Vitrail, designed by Fernand Léger. United States, 1955. Printed cotton. Gift of Fuller Fabrics Corp.

The Instruments of Christ’s Passion for $2 a Yard

In 1951, Fernand Léger designed seventeen monumental stained glass windows (vitrail, in French), depicting the instruments of Christ’s passion, for the new Eglise du Sacré Coeur in Audincourt, France.

In 1955, Léger used the design for one of these windows, Pincers and Nails, as the pattern for Vitrail, a textile produced by Fuller Fabrics.
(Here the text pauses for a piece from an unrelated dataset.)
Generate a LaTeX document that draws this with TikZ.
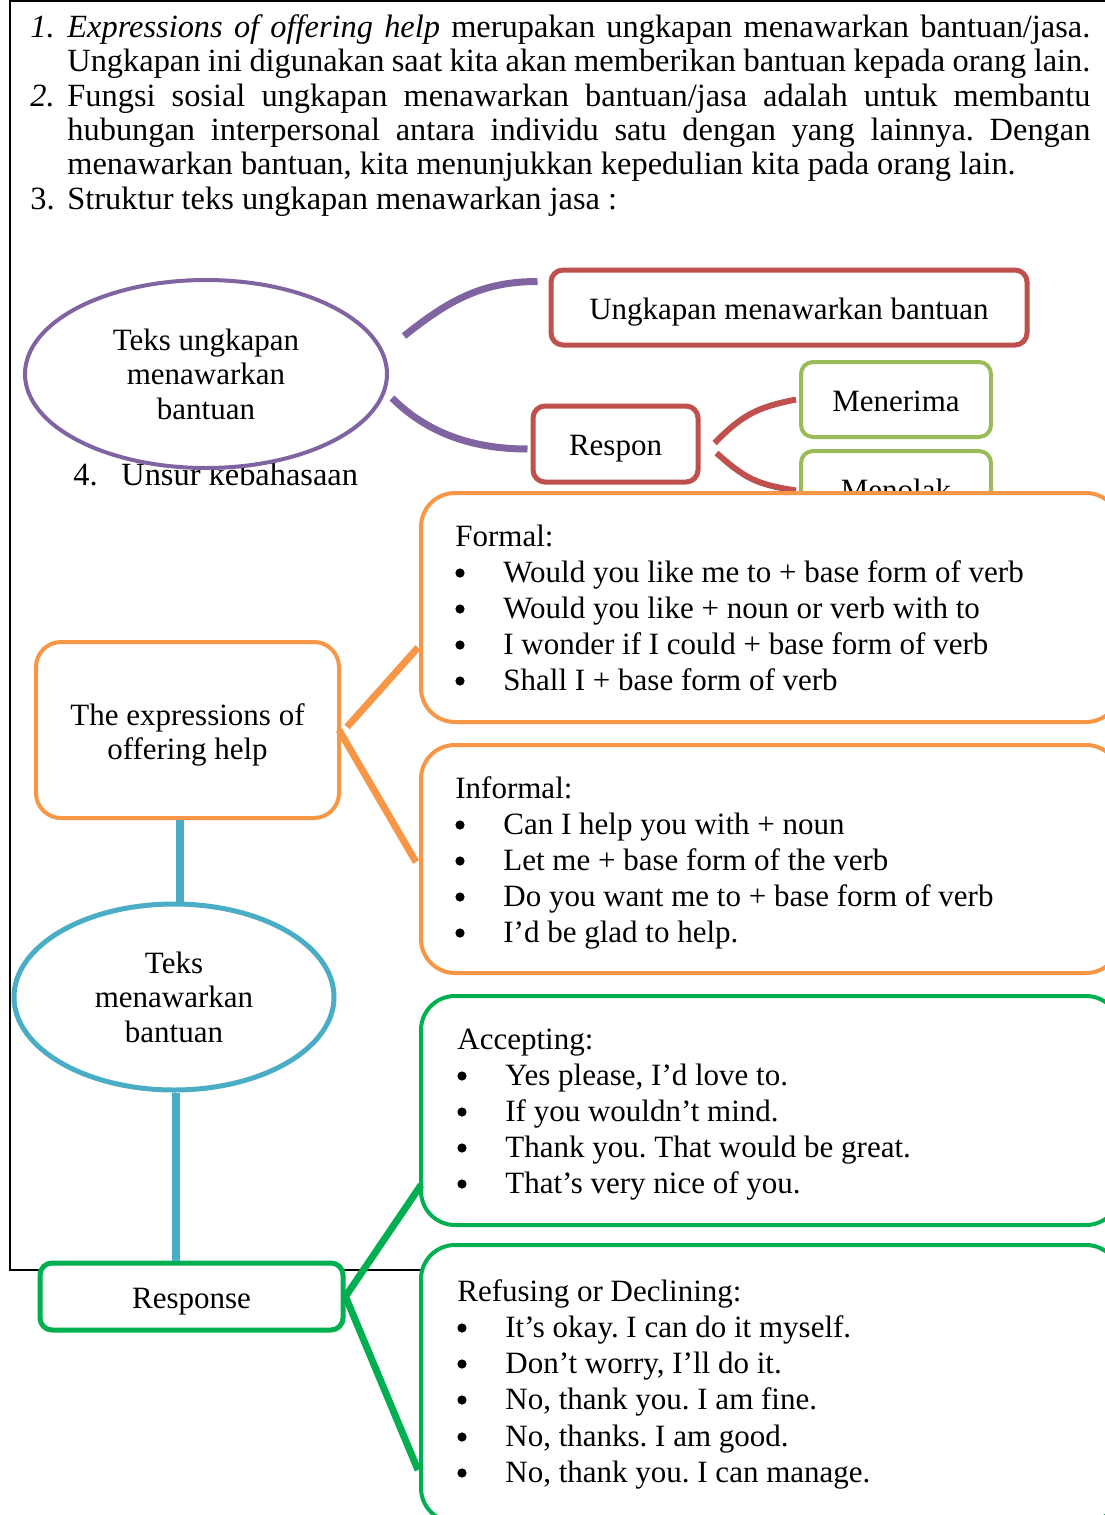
\documentclass[tikz,border=0pt]{standalone}
\usepackage{fontspec}
\setmainfont{Liberation Serif}
\usetikzlibrary{shapes.geometric}
\definecolor{cpurple}{HTML}{8064A2}
\definecolor{cred}{HTML}{C0504D}
\definecolor{colive}{HTML}{9BBB59}
\definecolor{corange}{HTML}{F79646}
\definecolor{cblue}{HTML}{4BACC6}
\definecolor{cgreen}{HTML}{00B050}
\frenchspacing
\newcommand\fnt{\fontsize{15.5}{17.25}\selectfont}
\newcommand\pfnt{\fontsize{16.2}{17.25}\selectfont}
\newcommand\bitem[4]{\node[bul] (#1b) at (#2-43,#3-9) {}; \node[txt] (#1) at (#2,#3) {#4};}
\newcommand\twoline[2]{\raisebox{-2.75pt}[\height][\depth]{\begin{tabular}{@{}c@{}}#1\\#2\end{tabular}}}
\begin{document}
\begin{tikzpicture}[x=0.5pt,y=-0.5pt,
  txt/.style={inner sep=0pt, anchor=base west, font=\fnt},
  ptxt/.style={inner sep=0pt, anchor=base west, font=\pfnt},
  bul/.style={circle, fill=black, inner sep=0pt, minimum size=4.6pt},
  ctext/.style={align=center, font=\fnt, inner sep=0pt},
  onetext/.style={text height=12pt, text depth=0.5pt},
  ovalbox/.style={ellipse, draw, fill=white, ctext},
  rbox/.style={draw=cred, line width=2.5pt, fill=white, rounded corners=6pt, ctext, onetext},
  obox/.style={draw=colive, line width=2pt, fill=white, rounded corners=6pt, ctext, onetext, minimum width=95pt, minimum height=37.5pt},
  bigbox/.style={draw, fill=white, line width=2pt, rounded corners=17pt, minimum width=349.5pt, inner sep=0pt},
  conn/.style={line width=3.5pt}
]
\useasboundingbox (0,0) rectangle (1104,1515);

% frame
\draw[line width=1pt] (1130,1) -- (10,1) -- (10,1270) -- (1130,1270);

% top paragraph
\node[ptxt] (n1) at (30,37) {\textit{1.}};
\node[ptxt] (l1) at (67,37) {\makebox[511.5pt][s]{\textit{Expressions of offering help} merupakan ungkapan menawarkan bantuan/jasa.}};
\node[ptxt] (l2) at (67,71) {\makebox[511.5pt][s]{Ungkapan ini digunakan saat kita akan memberikan bantuan kepada orang lain.}};
\node[ptxt] (n2) at (30,106) {\textit{2.}};
\node[ptxt] (l3) at (67,106) {\makebox[511.5pt][s]{Fungsi sosial ungkapan menawarkan bantuan/jasa adalah untuk membantu}};
\node[ptxt] (l4) at (67,140) {\makebox[511.5pt][s]{hubungan interpersonal antara individu satu dengan yang lainnya. Dengan}};
\node[ptxt] (l5) at (67,174) {menawarkan bantuan, kita menunjukkan kepedulian kita pada orang lain.};
\node[ptxt] (n3) at (30,209) {3.};
\node[ptxt] (l6) at (67,209) {Struktur teks ungkapan menawarkan jasa :};
\node[ptxt] (n4) at (73,485) {4.};
\node[ptxt] (l7) at (121,485) {Unsur kebahasaan};

% structure diagram
\node[ovalbox, draw=cpurple, line width=2pt, minimum width=181pt, minimum height=94pt] (ell1) at (206,374) {Teks ungkapan\\menawarkan\\bantuan};
\node[rbox, minimum width=238pt, minimum height=37.5pt] (ung) at (789,307.5) {Ungkapan menawarkan bantuan};
\node[rbox, minimum width=82.5pt, minimum height=38pt] (respon) at (615.5,444) {Respon};
\node[obox] (terima) at (896,399.5) {Menerima};
\node[obox] (tolak) at (896,488.5) {Menolak};

\draw[conn, cpurple] ([xshift=7.5pt,yshift=19pt]ell1.east) .. controls +(45,-36) and +(-55,0) .. ([xshift=-5.5pt,yshift=-7pt]ung.north west);
\draw[conn, cpurple] ([xshift=1.5pt,yshift=-12pt]ell1.east) .. controls +(35,35) and +(-55,0) .. ([xshift=-1.5pt,yshift=-2.5pt]respon.west);
\draw[line width=3pt, cred] ([xshift=7pt,yshift=0.5pt]respon.east) .. controls +(28,-28) and +(-40,8) .. ([xshift=-1.5pt]terima.west);
\draw[line width=3pt, cred] ([xshift=8pt,yshift=-4.5pt]respon.east) .. controls +(28,25) and +(-40,-6) .. ([xshift=-1.5pt,yshift=-1pt]tolak.west);

% orange / blue / green diagram
\node[draw=corange, line width=2pt, fill=white, rounded corners=12.5pt, ctext, minimum width=151.5pt, minimum height=88pt] (expr) at (187.5,730) {\twoline{The expressions of}{offering help}};
\node[bigbox, draw=corange, minimum height=114.5pt] (formal) at (770.5,607.5) {};
\node[bigbox, draw=corange, minimum height=114pt] (informal) at (770.5,859) {};
\node[ovalbox, draw=cblue, line width=2.5pt, minimum width=160pt, minimum height=93pt] (ell2) at (174,997) {Teks\\menawarkan\\bantuan};
\node[bigbox, draw=cgreen, minimum height=114.5pt] (accept) at (770.5,1110.5) {};
\node[bigbox, draw=cgreen, minimum height=138.5pt] (refuse) at (770.5,1383.5) {};

\draw[conn, corange] ([xshift=3pt,yshift=1.5pt]expr.east) -- ([xshift=-0.5pt,yshift=-20pt]formal.west);
\draw[conn, corange] ([xshift=-1pt]expr.east) -- ([xshift=-1.5pt,yshift=-1.5pt]informal.west);
\draw[line width=4pt, cblue] ([xshift=-3.75pt]expr.south) -- ([xshift=3pt]ell2.north);

\node[draw=cgreen, line width=2.5pt, fill=white, rounded corners=6pt, ctext, onetext, minimum width=151.5pt, minimum height=33.5pt] (resp) at (191.5,1296.5) {Response};
\draw[line width=4pt, cblue] ([xshift=1pt]ell2.south) -- ([xshift=-7.75pt]resp.north);
\draw[conn, cgreen] (resp.east) -- ([xshift=1pt,yshift=-37.25pt]accept.west);
\draw[conn, cgreen] (resp.east) -- ([xshift=-0.5pt,yshift=-43.25pt]refuse.west);

% list texts
\node[txt] (ftitle) at (455,546) {Formal:};
\bitem{f1}{503}{582}{Would you like me to + base form of verb}
\bitem{f2}{503}{618}{Would you like + noun or verb with to}
\bitem{f3}{503}{654}{I wonder if I could + base form of verb}
\bitem{f4}{503}{690}{Shall I + base form of verb}

\node[txt] (ititle) at (455,798) {Informal:};
\bitem{i1}{503}{834}{Can I help you with + noun}
\bitem{i2}{503}{870}{Let me + base form of the verb}
\bitem{i3}{503}{906}{Do you want me to + base form of verb}
\bitem{i4}{503}{942}{I'd be glad to help.}

\node[txt] (atitle) at (457,1049) {Accepting:};
\bitem{a1}{505}{1085}{Yes please, I'd love to.}
\bitem{a2}{505}{1121}{If you wouldn't mind.}
\bitem{a3}{505}{1157}{Thank you. That would be great.}
\bitem{a4}{505}{1193}{That's very nice of you.}

\node[txt] (rtitle) at (457,1301) {Refusing or Declining:};
\bitem{r1}{505}{1337}{It's okay. I can do it myself.}
\bitem{r2}{505}{1373}{Don't worry, I'll do it.}
\bitem{r3}{505}{1409}{No, thank you. I am fine.}
\bitem{r4}{505}{1446}{No, thanks. I am good.}
\bitem{r5}{505}{1482}{No, thank you. I can manage.}
\end{tikzpicture}
\end{document}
Léger was one of five world-renowned artists commissioned by the American manufacturer to create designs for its “Modern Masters Series.” The others were Pablo Picasso, Marc Chagall, Joan Miró, and Raoul Dufy. Dan Fuller, Fuller’s President, visited each artist to select the works that would provide source motifs for the textile patterns. This collaboration between art and industry resulted in a brilliant collection of sixty designs, which were celebrated in Life Magazine and exhibited at major American museums.

Léger’s design for Pincers and Nails is faithfully reproduced in miniature, in a straight repeat pattern, for Fuller’s Vitrail yardage. Léger’s Catholic church windows, which have been described as dramatic, deeply moving, and mystical, seem an unlikely design source for Fuller’s fabric. This was not haute couture – the Modern Master Series was mass-produced and sold at modest prices primarily for use in leisurewear. One garment manufacturer used Vitrail for bathing suits, in a “drip n’dry” cotton and a colorway of deep pinks.

But Léger was not a religious man. His goal in designing the Audincourt church windows was to create something that was objectively beautiful, not “sentimental.” His choice of the Pincers and Nails motif for the Modern Masters Series perhaps only underscores the intent of his original window design to “produce a pattern of forms and colors that was relevant to all, believers and non-believers alike.” [1]

Today is Fernand Léger's birthday.


[1] Fernand Léger quoted in Andre Verdet, Léger (London: Hamlyn, 1970), 38.